Разволновавшись, я посмотрела на него, правда, опасаясь, как бы волнение не придало мне ребяческий вид. Но на лице Алексея отражался мой восторг, мое смущение от такого воздействия туристической ловушки. (На наших гидрокостюмах, спасательных кругах, футболках – везде красовалась надпись: «Приключение в пещере светлячков!») Наш свет светлячков заливал машину.

– Точно, – кивнула я. – Именно это и пришло мне в голову. Небо, хотя и не небо.

И я рассказала ему, что в детстве думала, будто звезды – перфорированное небо, маленькие проколы в какую-то другую, окружающую вселенную, которая только свет. А он рассказал, как его отец любил называть звезды фонариками, вывешенными прошлым, чтобы заблудшие могли найти по ним дорогу.

– Он полагал, это очень глубокая мысль.

В тот вечер мы опоздали на ужин с Оливером, так как лежали в постели. Однако, потеряв ощущение времени, мы не занимались сексом. То есть занимались, но потом лежали и разговаривали, проводя первые, грубые, радостные раскопки широким черпаком, когда в человеке все ново и неизвестно, и лишь впоследствии придется, достав пинцеты и щеточки, кропотливо работать с хрупким, глубоко залегающим материалом. Я хотела все знать. Я хотела все рассказать. Сияние между нами стало таким ярким, что мы даже не заметили, как померк свет в комнате.

– А вы, похоже, подружились, – заметил потом Оливер в другой кровати той же гостиницы, поглаживая мне живот и пытаясь вызвать у меня интерес к сексу, что сработало, поскольку я еще была на взводе.

– Славный парень, – ответила я. – Мы хорошо провели время.

Когда я вернулась в Лос-Анджелес, Алексей спросил, можно ли приехать ко мне с обедом. Я выбрилась, засуетилась, лихорадочно решая, что надеть (обрезанные шорты, старая рубашка), перестелила простыни и отпустила Августину. Когда мы сидели у бассейна, поедая миски со злаками, которые он принес из навороченного кафетерия, Алексей сказал, надо ставить точку. Это не я, сказал он. Я себе такого не позволяю. У меня семья.

Я спросила, почему он позволил себе тогда, и получила ответ:

– Слаб.

Мой взгляд упал на авокадо и амарант в миске, на будто пергаментные бугенвиллеи, пурпурными лодочками покачивающиеся на поверхности бассейна. Задним числом мне кажется, Алексею было проще признать слабость, чем свет светлячков. Может, он уже думал о том, что его жена, если когда-нибудь узнает, простит скорее случайную спотычку или необоримое увлечение? А может, о том, с чем ему легче жить самому. А может, пока я изо всех сил рвалась к скоплению искусственных звезд, говорил чистую правду.

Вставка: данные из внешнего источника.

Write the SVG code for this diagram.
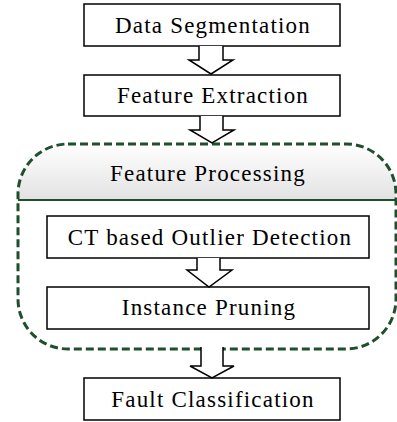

Я беспомощно махнула рукой:

– Если тебе так лучше.

– Не лучше. Но оно так.

Мне срочно нужно было сделать что-нибудь, что угодно, только бы отвязаться от овладевшего мной чувства, и я, подойдя к Алексею, встала у него между ног.

– Хэд-ли, – уныло протянул он, однако взял меня за ноги и прижался лбом к моему животу. Потом снял пиджак. Дреды аккуратным хвостом лежали на накрахмаленной белой рубашке. – Если честно, это запрещенный прием, – пробормотал он чуть не про себя. – Ты будто медом обмазана. Иначе…

– Иначе я была бы скучной и противной, а не искристой и изысканной.

Я посмотрела в дальний угол сада, где мой ландшафтный дизайнер, эксперт по засухоустойчивым растениям, рядами высадил ощетинившиеся заостренными листьями юкки, агавы, пальмы – размахивающие оружием марширующие солдаты.

– Интересно, сколько тут просто острых ощущений? – спросил он, гладя меня по ногам.

– Наверное, мы никогда не узнаем.

Это и был второй раз. Возможно, устроив цирк с Джонсом, я хотела ткнуть носом именно Алексея.